Your instructions:
Give all the lines below again, exactly, with no pictures.

____________

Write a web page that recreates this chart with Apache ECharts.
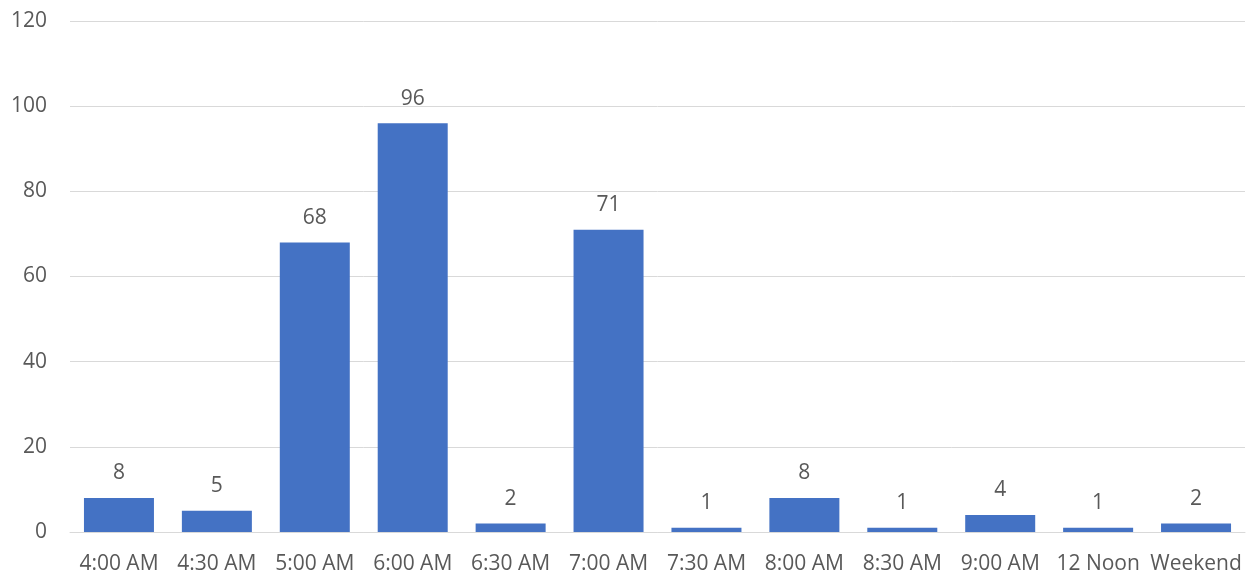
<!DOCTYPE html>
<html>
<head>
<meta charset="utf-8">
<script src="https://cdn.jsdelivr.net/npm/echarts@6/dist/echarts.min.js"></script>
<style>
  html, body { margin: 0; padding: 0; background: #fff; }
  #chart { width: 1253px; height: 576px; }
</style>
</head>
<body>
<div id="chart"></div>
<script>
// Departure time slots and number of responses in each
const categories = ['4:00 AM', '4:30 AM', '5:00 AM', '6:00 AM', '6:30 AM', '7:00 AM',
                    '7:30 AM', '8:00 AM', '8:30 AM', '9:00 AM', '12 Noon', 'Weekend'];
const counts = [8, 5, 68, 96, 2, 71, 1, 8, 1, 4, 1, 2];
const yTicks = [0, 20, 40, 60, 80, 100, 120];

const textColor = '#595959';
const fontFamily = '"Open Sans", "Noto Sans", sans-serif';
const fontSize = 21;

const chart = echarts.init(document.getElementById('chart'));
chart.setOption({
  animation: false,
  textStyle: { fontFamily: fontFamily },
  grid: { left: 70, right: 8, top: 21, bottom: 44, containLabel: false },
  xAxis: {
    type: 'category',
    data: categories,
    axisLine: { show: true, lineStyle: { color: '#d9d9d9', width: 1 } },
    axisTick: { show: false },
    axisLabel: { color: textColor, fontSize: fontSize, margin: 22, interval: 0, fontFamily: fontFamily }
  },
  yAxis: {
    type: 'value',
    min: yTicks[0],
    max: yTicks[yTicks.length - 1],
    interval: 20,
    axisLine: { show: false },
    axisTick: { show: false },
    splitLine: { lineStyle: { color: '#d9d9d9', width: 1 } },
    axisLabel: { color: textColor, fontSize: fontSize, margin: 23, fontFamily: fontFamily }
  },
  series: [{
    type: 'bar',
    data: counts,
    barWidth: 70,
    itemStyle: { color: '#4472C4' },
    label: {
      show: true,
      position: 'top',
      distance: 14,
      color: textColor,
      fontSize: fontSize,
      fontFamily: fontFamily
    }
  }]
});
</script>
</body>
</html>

____________

Response for this exercise:
Write a web page that recreates this chart with Apache ECharts.
<!DOCTYPE html>
<html>
<head>
<meta charset="utf-8">
<script src="https://cdn.jsdelivr.net/npm/echarts@6/dist/echarts.min.js"></script>
<style>
  html, body { margin: 0; padding: 0; background: #fff; }
  #chart { width: 1253px; height: 576px; }
</style>
</head>
<body>
<div id="chart"></div>
<script>
// Departure time slots and number of responses in each
const categories = ['4:00 AM', '4:30 AM', '5:00 AM', '6:00 AM', '6:30 AM', '7:00 AM',
                    '7:30 AM', '8:00 AM', '8:30 AM', '9:00 AM', '12 Noon', 'Weekend'];
const counts = [8, 5, 68, 96, 2, 71, 1, 8, 1, 4, 1, 2];
const yTicks = [0, 20, 40, 60, 80, 100, 120];

const textColor = '#595959';
const fontFamily = '"Open Sans", "Noto Sans", sans-serif';
const fontSize = 21;

const chart = echarts.init(document.getElementById('chart'));
chart.setOption({
  animation: false,
  textStyle: { fontFamily: fontFamily },
  grid: { left: 70, right: 8, top: 21, bottom: 44, containLabel: false },
  xAxis: {
    type: 'category',
    data: categories,
    axisLine: { show: true, lineStyle: { color: '#d9d9d9', width: 1 } },
    axisTick: { show: false },
    axisLabel: { color: textColor, fontSize: fontSize, margin: 22, interval: 0, fontFamily: fontFamily }
  },
  yAxis: {
    type: 'value',
    min: yTicks[0],
    max: yTicks[yTicks.length - 1],
    interval: 20,
    axisLine: { show: false },
    axisTick: { show: false },
    splitLine: { lineStyle: { color: '#d9d9d9', width: 1 } },
    axisLabel: { color: textColor, fontSize: fontSize, margin: 23, fontFamily: fontFamily }
  },
  series: [{
    type: 'bar',
    data: counts,
    barWidth: 70,
    itemStyle: { color: '#4472C4' },
    label: {
      show: true,
      position: 'top',
      distance: 14,
      color: textColor,
      fontSize: fontSize,
      fontFamily: fontFamily
    }
  }]
});
</script>
</body>
</html>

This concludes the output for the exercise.